Here is a recommended approach to future-proofing data storage against quantum threats.

  1. Inventory & Audit All Data & Crypto Usage
    Map all data repositories: databases, backups, archives, snapshots, dumps, off-site and cloud storage.
    Identify what is encrypted, which algorithms are used, how keys are managed, who has access, and how long the data must remain confidential.
    Pay special attention to long-lived or highly sensitive data: PII, financial records, health data, intellectual property, logs, and backups.
  2. Categorize Data by Risk & Retention Lifetime
    Classify data by short-term, medium-term, and long-term retention.
    Prioritize long-lived and sensitive data for migration to quantum-safe encryption.
  3. Design or Refactor Storage Systems for Crypto-Agility
    Add abstraction layers so cryptographic primitives can be swapped without rewriting systems.
    Use or implement key-management systems supporting post-quantum key-exchange or key-encapsulation.
    Enable dual or hybrid encryption (classical + PQC) to ensure compatibility during migration.
  4. Pilot Migration: Start with New Data and Non-Critical Backups
    Encrypt new data or new backups using quantum-safe encryption first.
    Test performance, compatibility, backup/restore operations, access controls, and disaster-recovery readiness.
  5. Plan Periodic Migration / Re-Encryption of Legacy Data
    Schedule phased re-encryption for critical archives or backups.
    Maintain audit trails tracking which datasets are quantum-safe versus still using classical encryption.
  6. Review Backup & Archive Policies, Compliance & Retention Rules
    Update retention policies considering quantum risk.
    Ensure disaster-recovery plans and key-rotation processes support PQC.
  7. Monitor PQC Standards & Best Practices
    Track developments in PQC algorithms, libraries, and standards, and adjust your storage strategy accordingly.

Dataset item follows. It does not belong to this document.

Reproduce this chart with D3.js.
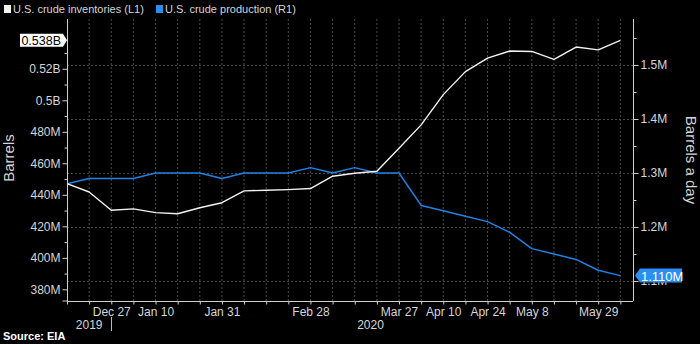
<!DOCTYPE html>
<html>
<head>
<meta charset="utf-8">
<script src="https://cdn.jsdelivr.net/npm/d3@7/dist/d3.min.js"></script>
<style>
  html, body { margin: 0; padding: 0; background: #000; }
  svg { display: block; font-family: "Liberation Sans", Arial, sans-serif; }
</style>
</head>
<body>
<svg id="chart" width="700" height="344"></svg>
<script>
// ---- data ----
const weeks = ["2019-12-13","2019-12-20","2019-12-27","2020-01-03","2020-01-10","2020-01-17","2020-01-24","2020-01-31",
  "2020-02-07","2020-02-14","2020-02-21","2020-02-28","2020-03-06","2020-03-13","2020-03-20","2020-03-27",
  "2020-04-03","2020-04-10","2020-04-17","2020-04-24","2020-05-01","2020-05-08","2020-05-15","2020-05-22","2020-05-29","2020-06-05"];
const inventories = [447.1, 441.8, 430.2, 431.1, 428.7, 428.0, 431.8, 435.0, 442.5, 442.9, 443.3, 444.0, 451.8, 453.7, 455.0, 469.6,
  484.4, 503.6, 518.2, 526.8, 531.3, 531.0, 526.0, 533.8, 532.0, 538.1];           // million barrels (L1)
const production = [1.28, 1.29, 1.29, 1.29, 1.30, 1.30, 1.30, 1.29, 1.30, 1.30, 1.30, 1.31, 1.30, 1.31, 1.30, 1.30,
  1.24, 1.23, 1.22, 1.21, 1.19, 1.16, 1.15, 1.14, 1.12, 1.11];                      // million barrels a day (R1)
const leftTicks = [380, 400, 420, 440, 460, 480, 500, 520];
const leftTickLabels = ["380M", "400M", "420M", "440M", "460M", "480M", "0.5B", "0.52B"];
const leftMinor = [390, 410, 430, 450, 470, 490, 510, 530];
const rightTicks = [1.1, 1.2, 1.3, 1.4, 1.5];
const rightTickLabels = ["1.1M", "1.2M", "1.3M", "1.4M", "1.5M"];
const rightMinor = [1.15, 1.25, 1.35, 1.45, 1.55];
const xLabelDates = ["2019-12-27","2020-01-10","2020-01-31","2020-02-28","2020-03-27","2020-04-10","2020-04-24","2020-05-08","2020-05-29"];
const seriesNames = ["U.S. crude inventories (L1)", "U.S. crude production (R1)"];
const lastInvLabel = "0.538B";
const lastProdLabel = "1.110M";

// ---- setup ----
const parse = d3.utcParse("%Y-%m-%d");
const dates = weeks.map(parse);
const svg = d3.select("#chart");
const W = 700, H = 344;
const L = 67, R = 633, T = 19, B = 301;
const white = "#f2f2f2", blue = "#1f82e6", boxBlue = "#2b8ff0", txt = "#d6d6d6", grid = "#4a4a4a";

svg.append("rect").attr("width", W).attr("height", H).attr("fill", "#000");

const x = d3.scaleUtc().domain([dates[0], d3.utcDay.offset(dates[dates.length - 1], 4)]).range([L, R]);
const yL = d3.scaleLinear().domain([372.6, 551.6]).range([B, T]);
const yR = d3.scaleLinear().domain([1.063, 1.5852]).range([B, T]);

// gridlines
const gridG = svg.append("g");
gridG.selectAll("line.v").data(dates.slice(1)).join("line")
  .attr("x1", d => x(d)).attr("x2", d => x(d)).attr("y1", T).attr("y2", B)
  .attr("stroke", grid).attr("stroke-width", 1).attr("stroke-dasharray", "2,2");
gridG.selectAll("line.h").data(rightTicks).join("line")
  .attr("x1", L).attr("x2", R).attr("y1", d => Math.round(yR(d)) + 0.5).attr("y2", d => Math.round(yR(d)) + 0.5)
  .attr("stroke", grid).attr("stroke-width", 1).attr("stroke-dasharray", "2,2");

// left axis
const axL = svg.append("g").attr("transform", `translate(${L + 0.5},0)`)
  .call(d3.axisLeft(yL).tickValues(leftTicks).tickFormat((d, i) => leftTickLabels[i]).tickSize(5).tickPadding(2));
svg.append("g").attr("transform", `translate(${L + 0.5},0)`)
  .call(d3.axisLeft(yL).tickValues(leftMinor).tickFormat("").tickSize(3)).call(g => g.select(".domain").remove());

// right axis
const axR = svg.append("g").attr("transform", `translate(${R + 0.5},0)`)
  .call(d3.axisRight(yR).tickValues(rightTicks).tickFormat((d, i) => rightTickLabels[i]).tickSize(5).tickPadding(2));
svg.append("g").attr("transform", `translate(${R + 0.5},0)`)
  .call(d3.axisRight(yR).tickValues(rightMinor).tickFormat("").tickSize(3)).call(g => g.select(".domain").remove());

// bottom axis
const fmt = d3.utcFormat("%b %-d");
const labelSet = new Set(xLabelDates);
const axB = svg.append("g").attr("transform", `translate(0,${B + 0.5})`)
  .call(d3.axisBottom(x).tickValues(dates).tickSize(3).tickPadding(3)
    .tickFormat(d => labelSet.has(d3.utcFormat("%Y-%m-%d")(d)) ? fmt(d) : ""));

svg.selectAll(".domain").attr("stroke", "#d0d0d0").attr("stroke-width", 1);
svg.selectAll(".tick line").attr("stroke", "#d0d0d0");
svg.selectAll(".tick text").attr("fill", txt).attr("font-size", "12px")
  .attr("font-family", "'Liberation Sans', Arial, sans-serif");
axL.select(".domain").attr("d", `M-5,${yL.range()[0]}H0V${T}`);
axR.select(".domain").attr("d", `M0,${B}V${T}`);
axB.select(".domain").attr("d", `M${L},0H${R}`);

// year labels + separator
svg.append("text").attr("x", x(parse("2019-12-20"))).attr("y", 329).attr("text-anchor", "middle")
  .attr("fill", txt).attr("font-size", "12px").text("2019");
svg.append("line").attr("x1", Math.round(x(parse("2019-12-27"))) + 0.5).attr("x2", Math.round(x(parse("2019-12-27"))) + 0.5)
  .attr("y1", 317).attr("y2", 331).attr("stroke", "#bbb");
svg.append("text").attr("x", x(parse("2020-03-18"))).attr("y", 329).attr("text-anchor", "middle")
  .attr("fill", txt).attr("font-size", "12px").text("2020");

// lines
const lineInv = d3.line().x((d, i) => x(dates[i])).y(d => yL(d));
const lineProd = d3.line().x((d, i) => x(dates[i])).y(d => yR(d));
svg.append("path").datum(production).attr("d", lineProd).attr("fill", "none")
  .attr("stroke", blue).attr("stroke-width", 1.5).attr("stroke-linejoin", "round");
svg.append("path").datum(inventories).attr("d", lineInv).attr("fill", "none")
  .attr("stroke", white).attr("stroke-width", 1.4).attr("stroke-linejoin", "round");

// axis titles
svg.append("text").attr("transform", `translate(14,${(T + B) / 2 - 2}) rotate(-90)`).attr("text-anchor", "middle")
  .attr("fill", txt).attr("font-size", "15px").text("Barrels");
svg.append("text").attr("transform", `translate(686,${(T + B) / 2}) rotate(90)`).attr("text-anchor", "middle")
  .attr("fill", txt).attr("font-size", "15px").text("Barrels a day");

// last value labels
const yi = yL(inventories[inventories.length - 1]);
svg.append("path").attr("d", `M20,${yi - 6.5}H63L67,${yi}L63,${yi + 6.5}H20Z`).attr("fill", "#fff");
svg.append("text").attr("x", 61).attr("y", yi + 4.5).attr("text-anchor", "end").attr("fill", "#000")
  .attr("font-size", "12.5px").text(lastInvLabel);
const yp = yR(production[production.length - 1]);
svg.append("path").attr("d", `M640,${yp - 7}H682V${yp + 7}H640L635,${yp}Z`).attr("fill", boxBlue);
svg.append("text").attr("x", 641).attr("y", yp + 5).attr("fill", "#fff").attr("font-size", "13px").text(lastProdLabel);

// legend
const lg = svg.append("g");
lg.append("rect").attr("x", 4).attr("y", 5).attr("width", 7).attr("height", 8).attr("fill", white);
lg.append("text").attr("x", 13).attr("y", 13).attr("fill", txt).attr("font-size", "11px").text(seriesNames[0]);
lg.append("rect").attr("x", 156).attr("y", 5).attr("width", 7).attr("height", 8).attr("fill", boxBlue);
lg.append("text").attr("x", 165).attr("y", 13).attr("fill", txt).attr("font-size", "11px").text(seriesNames[1]);

// source
svg.append("text").attr("x", 3).attr("y", 340).attr("fill", "#fff").attr("font-size", "11px")
  .attr("font-weight", "bold").text("Source: EIA");
</script>
</body>
</html>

When You Should Start — Why Waiting Is Risky

Even though fully capable quantum computers may be years or decades away, waiting introduces risk because the data you store today may still be valuable when quantum decryption becomes feasible. Migration and re-encryption take time — re-encrypting terabytes or petabytes at once is costly, error-prone, and operationally complex. Starting early allows strategic phasing. Regulatory pressures are increasing as quantum threats become more widely recognized. PQC tools are mature enough for pilot deployments, and delaying may leave your organization behind.

For sensitive, long-lived data, there is no benefit to waiting — early migration is the safer and more strategic choice.

Challenges & Trade-offs to Acknowledge

Quantum-safe storage introduces trade-offs. PQC encryption may increase storage size or computational cost, which can affect throughput. Older systems, tools, or backup utilities may not support PQC or hybrid modes, requiring upgrades or rewrites. Key management becomes more complex with dual encryption, re-encryption cycles, and key-backup requirements. Additional engineering, infrastructure upgrades, and maintenance resources must be budgeted.

Still, for organizations handling sensitive or long-retention data, the benefits outweigh the challenges — especially when considering long-term confidentiality risk.

Conclusion — Treat Quantum as a Long-Term Data Risk

Quantum computing poses a long-term threat through harvest-now-decrypt-later attacks. All data stored today — especially in databases, backups, and archives — should be treated as long-term risk. Preparing for a post-quantum future is a strategic necessity for organizations with sensitive data, compliance requirements, or long-term storage obligations.

By auditing data, adopting crypto-agile architectures, piloting PQC for new data, and planning phased re-encryption, you can transform quantum readiness from a looming liability into a managed strategic asset.

The earlier you begin, the more effectively you reduce risk and simplify your long-term transition.